From the floor of a small ballet studio overlooking Sansom Street, two stories up, she floats effortlessly across mirror-side and says this so quietly and with such conviction, I am struck by both its punch and its pick-up, "Push your walls away."
And so I do:
In a barre pilates class, extended through my potential "X" toward the four corners of that space;
Rising from a deep chair pose, reaching beyond the beams in the old room in the back, with dim light, blocked by a narrow alley and overlapping borders;
From stride one of 15 miles so early on a Saturday that I am alone with the struggle - of grass against frost, geese against wind, emptiness against suffocation and me against the unknown miles; and
From my last mile, finally in time with my breath:
Inhale, you can do this.
Exhale, push the walls away.
Inhale, lengthen my stride with loose hips.

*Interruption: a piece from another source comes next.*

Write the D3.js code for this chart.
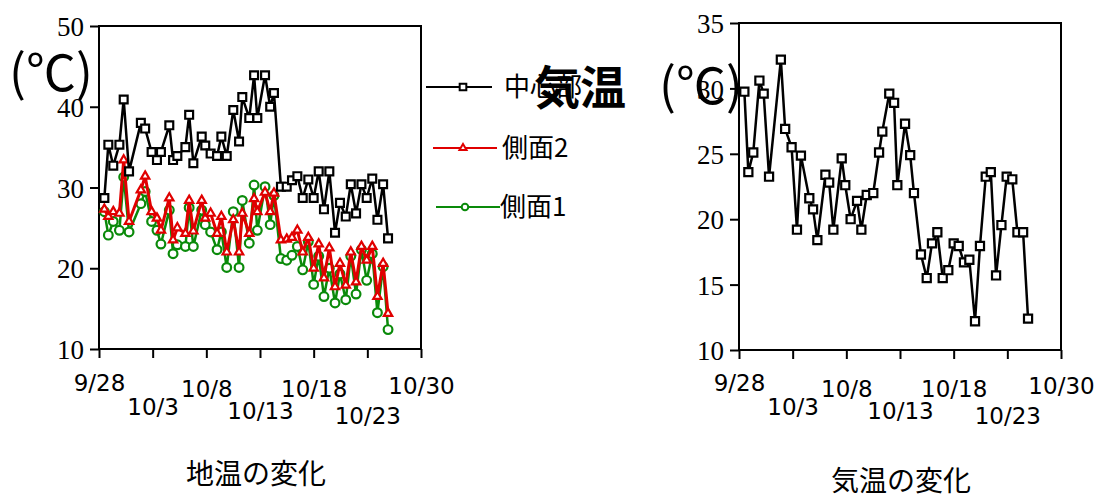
<!DOCTYPE html>
<html>
<head>
<meta charset="utf-8">
<script src="https://cdn.jsdelivr.net/npm/d3@7"></script>
<style>
  body { margin: 0; background: #fff; }
  svg text { font-family: "DejaVu Sans", sans-serif; }
  .jp { font-family: "Noto Sans CJK JP", sans-serif; }
</style>
</head>
<body>
<div id="chart"></div>
<script>
// date ticks (days after 9/28)
var dateTicks = [0, 5, 10, 15, 20, 25, 30];
var dateLabels = ["9/28", "10/3", "10/8", "10/13", "10/18", "10/23", "10/30"];

// measurement times, days after 9/28
var days = [0.5, 0.87, 1.33, 1.9, 2.3, 2.8, 3.9, 4.3, 4.9, 5.4,
            5.77, 6.55, 6.9, 7.3, 8.05, 8.4, 8.79, 9.57, 9.9, 10.4,
            11.0, 11.4, 11.9, 12.51, 13.05, 13.35, 14.0, 14.45, 14.75, 15.47,
            15.95, 16.3, 16.95, 17.49, 17.98, 18.48, 18.98, 19.5, 20.0, 20.47,
            20.96, 21.46, 21.99, 22.45, 22.99, 23.46, 23.95, 24.45, 24.94, 25.46,
            25.94, 26.47, 26.93];

// ground temperature
var center = [28.7, 35.3, 32.7, 35.3, 40.9, 32.0, 38.0, 37.3, 34.4, 33.4,
              34.4, 37.7, 33.4, 33.9, 35.0, 39.0, 33.0, 36.3, 35.2, 34.2,
              33.9, 36.3, 33.9, 39.6, 35.7, 41.2, 38.6, 43.9, 38.6, 43.9,
              40.0, 41.7, 30.1, 30.1, 30.9, 31.4, 28.7, 31.0, 28.7, 32.0,
              27.3, 32.0, 24.4, 28.1, 26.4, 30.4, 26.8, 30.4, 28.7, 31.1,
              26.0, 30.4, 23.7];
var side2 = [27.3, 26.4, 27.0, 26.8, 33.4, 25.8, 29.7, 31.4, 27.0, 26.2,
             24.7, 28.7, 23.5, 25.0, 24.3, 28.4, 24.6, 28.4, 26.2, 26.8,
             24.3, 26.4, 22.0, 26.0, 22.0, 26.8, 24.3, 28.6, 27.0, 29.4,
             27.0, 29.3, 23.5, 23.6, 23.8, 24.7, 22.0, 23.8, 20.0, 23.0,
             18.8, 22.5, 17.7, 20.6, 17.9, 22.0, 18.3, 22.7, 21.0, 22.7,
             16.5, 20.6, 14.4];
var side1 = [27.0, 24.1, 25.8, 24.7, 31.3, 24.5, 28.0, 29.5, 25.8, 24.7,
             23.0, 27.2, 21.8, 22.9, 22.7, 27.5, 22.7, 27.2, 25.4, 24.5,
             22.3, 24.5, 20.1, 27.0, 20.1, 28.4, 23.1, 30.3, 24.7, 30.1,
             25.4, 29.0, 21.2, 21.0, 21.6, 22.7, 19.8, 23.3, 18.0, 21.5,
             16.5, 20.0, 15.7, 19.3, 16.1, 21.5, 16.8, 22.3, 18.5, 21.8,
             14.5, 20.2, 12.4];

// air temperature
var airTemp = [29.75, 23.6, 25.1, 30.6, 29.6, 23.25, 32.2, 26.9, 25.5, 19.2,
               24.86, 21.6, 20.75, 18.4, 23.4, 22.8, 19.2, 24.65, 22.6, 20.0,
               21.4, 19.2, 21.85, 22.0, 25.1, 26.7, 29.6, 28.9, 22.6, 27.3,
               24.9, 22.0, 17.3, 15.5, 18.15, 19.0, 15.5, 16.1, 18.15, 17.95,
               16.7, 16.9, 12.2, 17.95, 23.25, 23.6, 15.7, 19.55, 23.25, 23.05,
               19.0, 19.0, 12.4];

var groundTicks = [10, 20, 30, 40, 50];
var airTicks = [10, 15, 20, 25, 30, 35];
var legendNames = ["中心部", "側面2", "側面1"];

var w = 1106, h = 499;
// label center heights for the staggered date labels
var labelY = [383, 407, 389, 411, 389, 416, 386];

var svg = d3.select("#chart").append("svg")
  .attr("width", w).attr("height", h);

function drawFrame(x, y, yTicks) {
  var x0 = x.range()[0], x1 = x.range()[1];
  var y0 = y.range()[0], y1 = y.range()[1];

  var ya = svg.append("g")
    .attr("transform", "translate(" + x0 + ",0)")
    .call(d3.axisLeft(y).tickValues(yTicks).tickSize(9).tickPadding(6).tickFormat(d3.format("d")));
  ya.select(".domain").remove();
  ya.selectAll("line").attr("stroke-width", 2);
  ya.selectAll("text")
    .attr("fill", "#000")
    .attr("dy", "0.36em")
    .style("font-family", "'Liberation Serif', serif")
    .style("font-size", "27px");

  var xa = svg.append("g")
    .attr("transform", "translate(0," + y0 + ")")
    .call(d3.axisBottom(x).tickValues(dateTicks).tickSize(9)
      .tickFormat(function(d, i){ return dateLabels[i]; }));
  xa.select(".domain").remove();
  xa.selectAll("line").attr("stroke-width", 2);
  xa.selectAll("text")
    .attr("fill", "#000")
    .style("font-family", "'DejaVu Sans', sans-serif")
    .style("font-size", "23px")
    .attr("dy", null)
    .attr("y", function(d, i){ return labelY[i] + 8 - y0; });

  svg.append("rect")
    .attr("x", x0).attr("y", y1)
    .attr("width", x1 - x0).attr("height", y0 - y1)
    .attr("fill", "none").attr("stroke", "#000").attr("stroke-width", 2);
}

function drawSeries(x, y, values, color, shape, size, lw) {
  var line = d3.line()
    .x(function(d, i){ return x(days[i]); })
    .y(function(d){ return y(d); });
  svg.append("path")
    .datum(values)
    .attr("d", line)
    .attr("fill", "none")
    .attr("stroke", color)
    .attr("stroke-width", lw)
    .attr("stroke-linejoin", "round");
  svg.append("g").selectAll("path")
    .data(values)
    .enter().append("path")
    .attr("d", d3.symbol().type(shape).size(size))
    .attr("transform", function(d, i){ return "translate(" + x(days[i]) + "," + y(d) + ")"; })
    .attr("fill", "#fff")
    .attr("stroke", color)
    .attr("stroke-width", 2.2);
}

// ---- ground temperature chart
var xG = d3.scaleLinear().domain([0, 30]).range([99, 421]);
var yG = d3.scaleLinear().domain([10, 50]).range([349, 26]);
drawFrame(xG, yG, groundTicks);
drawSeries(xG, yG, side1, "#0a8a0a", d3.symbolCircle, 60, 2.5);
drawSeries(xG, yG, side2, "#e00000", d3.symbolTriangle, 30, 3);
drawSeries(xG, yG, center, "#000", d3.symbolSquare, 62, 2.5);

// ---- air temperature chart
var xA = d3.scaleLinear().domain([0, 30]).range([739, 1061]);
var yA = d3.scaleLinear().domain([10, 35]).range([350, 23]);
drawFrame(xA, yA, airTicks);
drawSeries(xA, yA, airTemp, "#000", d3.symbolSquare, 66, 2.5);

// ---- legend
var legend = [
  {y: 87,  x0: 426, x1: 492, mx: 463, color: "#000",    shape: d3.symbolSquare,   size: 44, tx: 504},
  {y: 148, x0: 433, x1: 497, mx: 463, color: "#e00000", shape: d3.symbolTriangle, size: 22, tx: 502},
  {y: 207, x0: 436, x1: 500, mx: 465, color: "#0a8a0a", shape: d3.symbolCircle,   size: 34, tx: 500}
];
legend.forEach(function(l, i){
  svg.append("line")
    .attr("x1", l.x0).attr("x2", l.x1).attr("y1", l.y).attr("y2", l.y)
    .attr("stroke", l.color).attr("stroke-width", 2);
  svg.append("path")
    .attr("d", d3.symbol().type(l.shape).size(l.size))
    .attr("transform", "translate(" + l.mx + "," + l.y + ")")
    .attr("fill", "#fff").attr("stroke", l.color).attr("stroke-width", 2);
  svg.append("text")
    .attr("class", "jp")
    .attr("x", l.tx).attr("y", l.y)
    .attr("dy", "0.36em")
    .style("font-size", "26px")
    .text(legendNames[i]);
});

// ---- axis unit labels
svg.append("text").attr("class", "jp")
  .attr("x", 9).attr("y", 91)
  .style("font-size", "50px")
  .text("(℃)");
svg.append("text").attr("class", "jp")
  .attr("x", 534).attr("y", 104)
  .style("font-size", "46px").style("font-weight", "bold")
  .text("気温");
svg.append("text").attr("class", "jp")
  .attr("x", 659).attr("y", 104)
  .style("font-size", "50px")
  .text("(℃)");

// ---- titles
svg.append("text").attr("class", "jp")
  .attr("x", 256).attr("y", 484)
  .attr("text-anchor", "middle")
  .style("font-size", "28px")
  .text("地温の変化");
svg.append("text").attr("class", "jp")
  .attr("x", 901).attr("y", 491)
  .attr("text-anchor", "middle")
  .style("font-size", "28px")
  .text("気温の変化");
</script>
</body>
</html>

Exhale, move my weight into the momentum.
Inhale, believe in the finish line.
Exhale, channel crossing it.
It is within these rhythmic breaths that I am warm on the coldest winter runs, that I see purpose in movement and find insight to the space between me and my practice. As a Runner, I've learned that I identify the unknown as the walls that hold me down into the known, crushing growth and slowing potential. My constant breath pushes this thought from my head and this concept from my radar. It is a workout within any given workout to push my thoughts out beyond the limits I perceive and the pain that often comes with poor conditions.
I push away "cannot," and "what if," fears and the "no fucking way," doubts and "I'm too old," emptiness and anger, anxiety and pain, and disappointment and fatigue. With every step forward into a run, I hold up the space between my walls, breathe deep, and tighten my grip on gratitude ever so slightly. It is this way and only this way that I find personal bests still at the end of long races, waiting with open arms, and whispering all the while, "boom."